Static crackles over the screen for a moment, before blackness replaces it. A time stamp appears in one corner: 5/3/14- 10:30 AM. The picture appears as blobs of color at first, but soon focuses to show a hospital room flooded with sunlight.
Lying in the rumpled bed, a tired-looking young woman with short, dark hair is talking to someone off-camera.
"…the shades, please? It's too bright in here." She seems to finally notice whoever is holding the camera, and pinches the bridge of her nose in ill-concealed exasperation.
"Alice, you really don't have to film me."
"Nonsense, dear!" a perky, female voice says from behind the camera. "It's not every day your first child is born!"

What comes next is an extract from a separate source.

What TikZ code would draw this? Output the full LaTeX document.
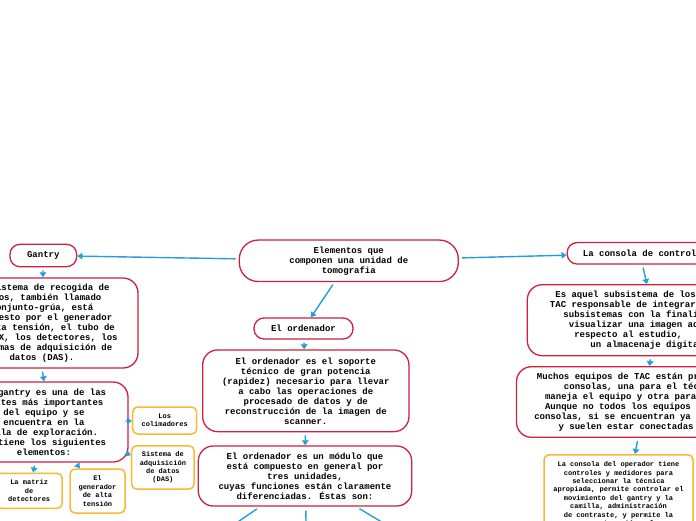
\documentclass[tikz,border=0pt]{standalone}
\usepackage{fontspec}
\setmainfont{Liberation Mono}
\setmonofont{Liberation Mono}
\usetikzlibrary{arrows.meta,calc}
\definecolor{rb}{RGB}{204,33,63}
\definecolor{ob}{RGB}{247,185,50}
\definecolor{ab}{RGB}{38,158,222}
\newcommand{\ph}[1]{\hphantom{#1}}
\begin{document}
\begin{tikzpicture}[x=1pt,y=-1pt,
  rbase/.style={draw=rb, line width=1.3pt, fill=white, align=center, inner sep=0pt,
    font=\bfseries\fontsize{9}{10}\selectfont},
  rbox/.style={rbase, rounded corners=15pt},
  rpill/.style={rbase, rounded corners=10pt},
  rcenter/.style={rbase, rounded corners=19pt},
  obox/.style={draw=ob, line width=1.5pt, fill=white, rounded corners=5pt, align=center,
    inner sep=0pt, font=\bfseries\fontsize{7}{8.4}\selectfont},
  arr/.style={draw=ab, line width=1.4pt, -{Triangle[width=6.5pt,length=5pt]}, shorten <=3pt},
  fline/.style={draw=ab, line width=1.4pt, shorten <=4pt}]
\useasboundingbox (0,0) rectangle (696,520);
\fill[white] (0,0) rectangle (696,520);

% central
\node[rcenter, minimum width=219pt, minimum height=41.5pt] (cen) at (348.8,260.8)
  {Elementos que\\componen una unidad de\\tomografia};

% gantry branch
\node[rpill, minimum width=66.7pt, minimum height=22.4pt] (gan) at (43.3,255.5) {Gantry};
\node[rbox, minimum width=192pt, minimum height=90pt] (gdesc) at (42,323)
  {El sistema de recogida de\\datos, también llamado\\conjunto-grúa, está\\compuesto por el generador\\de alta tensión, el tubo de\\rayos X, los detectores, los\\sistemas de adquisición de\\datos (DAS).};
\node[rbox, minimum width=168pt, minimum height=80pt] (gbox) at (44,422)
  {El gantry es una de las\\partes más importantes\\del equipo y se\\encuentra en la\\sala de exploración.\\Contiene los siguientes\\elementos:};
\node[obox, minimum width=64pt, minimum height=27pt] (col) at (164.7,420.5) {Los\\colimadores};
\node[obox, minimum width=62.5pt, minimum height=43.3pt] (das) at (162.9,467.4) {Sistema de\\adquisición\\de datos\\(DAS)};
\node[obox, minimum width=66pt, minimum height=35pt] (mat) at (29.2,490.8) {La matriz\\de\\detectores};
\node[obox, minimum width=55pt, minimum height=44pt] (gen) at (97.5,491) {El\\generador\\de alta\\tensión};

% ordenador branch
\node[rpill, minimum width=99pt, minimum height=21pt] (ord) at (303.5,328.5) {El ordenador};
\node[rbox, minimum width=206.3pt, minimum height=81.7pt] (odesc) at (305.8,390.8)
  {El ordenador es el soporte\\técnico de gran potencia\\(rapidez) necesario para llevar\\a cabo las operaciones de\\procesado de datos y de\\reconstrucción de la imagen de\\scanner.};
\node[rbox, minimum width=213.4pt, minimum height=60pt] (odesc2) at (305,476)
  {El ordenador es un módulo que\\está compuesto en general por\\tres unidades,\\cuyas funciones están claramente\\diferenciadas. Éstas son:};
\coordinate (e1) at (184.3,558.5);
\coordinate (e2) at (306.9,560);
\coordinate (e3) at (442.5,558.5);

% consola branch
\node[rpill, minimum width=145pt, minimum height=21.5pt] (con) at (639.7,253.3) {La consola de control};
\node[rbox, minimum width=256pt, minimum height=71pt] (cdesc) at (655.3,320.2)
  {Es aquel subsistema de los equipos de\\TAC responsable de integrar todos los\ph{xx}\\subsistemas con la finalidad de\ph{xxx}\\visualizar una imagen adecuada\ph{xx}\\respecto al estudio,\ph{xxxxxxxxxx}\\un almacenaje digital.\ph{xx}};
\node[rbox, minimum width=257pt, minimum height=70.6pt] (much) at (645,402)
  {Muchos equipos de TAC están provistos de\\consolas, una para el técnico\ph{x}\\maneja el equipo y otra para el\ph{xxxxxx}\\Aunque no todos los equipos tienen\ph{xxx}\\consolas, si se encuentran ya en muchos\ph{xx}\\y suelen estar conectadas entre\ph{x}};
\node[obox, anchor=north, minimum width=149pt, minimum height=96pt] (ocon) at (618.5,454)
  {La consola del operador tiene\\controles y medidores para\\seleccionar la técnica\\apropiada, permite controlar el\\movimiento del gantry y la\\camilla, administración\\de contraste, y permite la\\reconstrucción y la\\visualización de las\\imágenes.};

% connectors
\draw[arr] (cen) -- (gan);
\draw[arr] (cen) -- (ord);
\draw[arr] (cen) -- (con);
\draw[arr] (gan) -- (gdesc);
\draw[arr] (gdesc.south) -- (gbox.north);
\draw[arr] (gbox) -- (col);
\draw[arr] (gbox) -- (das);
\draw[arr] (gbox) -- (mat);
\draw[arr] (gbox) -- (gen);
\draw[arr] (ord) -- (odesc);
\draw[arr] (odesc) -- (odesc2);
\draw[fline] (odesc2) -- (e1);
\draw[fline] (odesc2) -- (e2);
\draw[fline] (odesc2) -- (e3);
\draw[arr] (con) -- (cdesc);
\draw[arr] (cdesc) -- (much);
\draw[arr] (much) -- ([xshift=16.5pt]ocon.north);
\end{tikzpicture}
\end{document}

As if on cue, the bundle of blankets in the brunette's arms stirs and gurgles indistinctly. She touches it gently, and the barest trace of a smile replaces her irritated expression. Her lips move, but the camera is too far away to catch her words.
"Have you picked a name yet?" a male voice asks from just beyond the left side of the screen.
"Eleanor, Dad." The room dims somewhat, and slightly gangly-looking young man steps into view from the right. "Eleanor Calpurnia Beinecke."
"Nell," the new mother chimes in.
"Calpurnia?" This from the older man, who sounds more than a little incredulous.
His son shrugs.
"Wednesday said it's what she used to want to name her first daughter. And don't blame her," he laughs, "I snuck it onto the birth certificate while she was asleep."
The mother- Wednesday- rolls her eyes and continues whispering to baby Nell.
"Well," the camerawoman says feebly, "I think it's a perfectly lovely name. Eleanor Calpurnia. Just wonderful."
The young man wanders over to the bed and gazes down at the newborn. Smiling, he reaches down to stroke her tiny face. The camera zooms in on the family: mother, father, and daughter. The moment is picture-perfect, just begging to be used in a life insurance commercial.
Suddenly, the father looks at his wife and begins to chuckle. She reaches out and hits him on the back of the head, with (if his grimace is any gauge) surprising strength for someone still recovering from childbirth.
"What's funny, Lucas?" Alice asks.
"Your daughter-in-law."
Said daughter-in-law's eyes narrow. "It's just a poem."
"Oh, a poem, dear?" the new grandmother trills, her voice reaching new levels of excitement. "Which one?"
The viewer gets the impression, from the look Wednesday's giving her husband, that Lucas will be sleeping on the couch for a few nights. Apparently fighting to maintain composure, she addresses her mother-in-law.
"The poem I'm named after. It's a nursery rhyme. You know, 'Monday's child is fair of face,' et cetera?"
"But…isn't Wednesday's child full of woe?" Alice's enthusiasm falters.
"The only decent option in the poem," the young woman replies, pushing a strand of hair out of her face. "My parents always said they were glad there was one good line, because Mother had to name her firstborn after a day of the week. It's an old and complicated tradition."
Her husband pours himself a glass of water from the jug on the bedside table. "Yesterday was Thursday, ironically enough. What does that mean?"
"'Thursday's child has far to go,'" she recites impassively.
"But not today," Lucas says, leaning down to kiss her cheek.
"No, not today."
The camera focuses on them still, leaning against each other and gazing at their infant daughter. And then the screen goes black.
-
A/N: In case you were wondering, the full poem goes:
Monday's child is fair of face.
Tuesday's child is full of grace.
Wednesday's child is full of woe.
Thursday's child has far to go.
Friday's child is loving and giving.
Saturday's child must work for his living.
And the child that's born on the Sabbath day,
Is fair and wise and good and gay.
Charles Addams actually did pick Wednesday's name that way.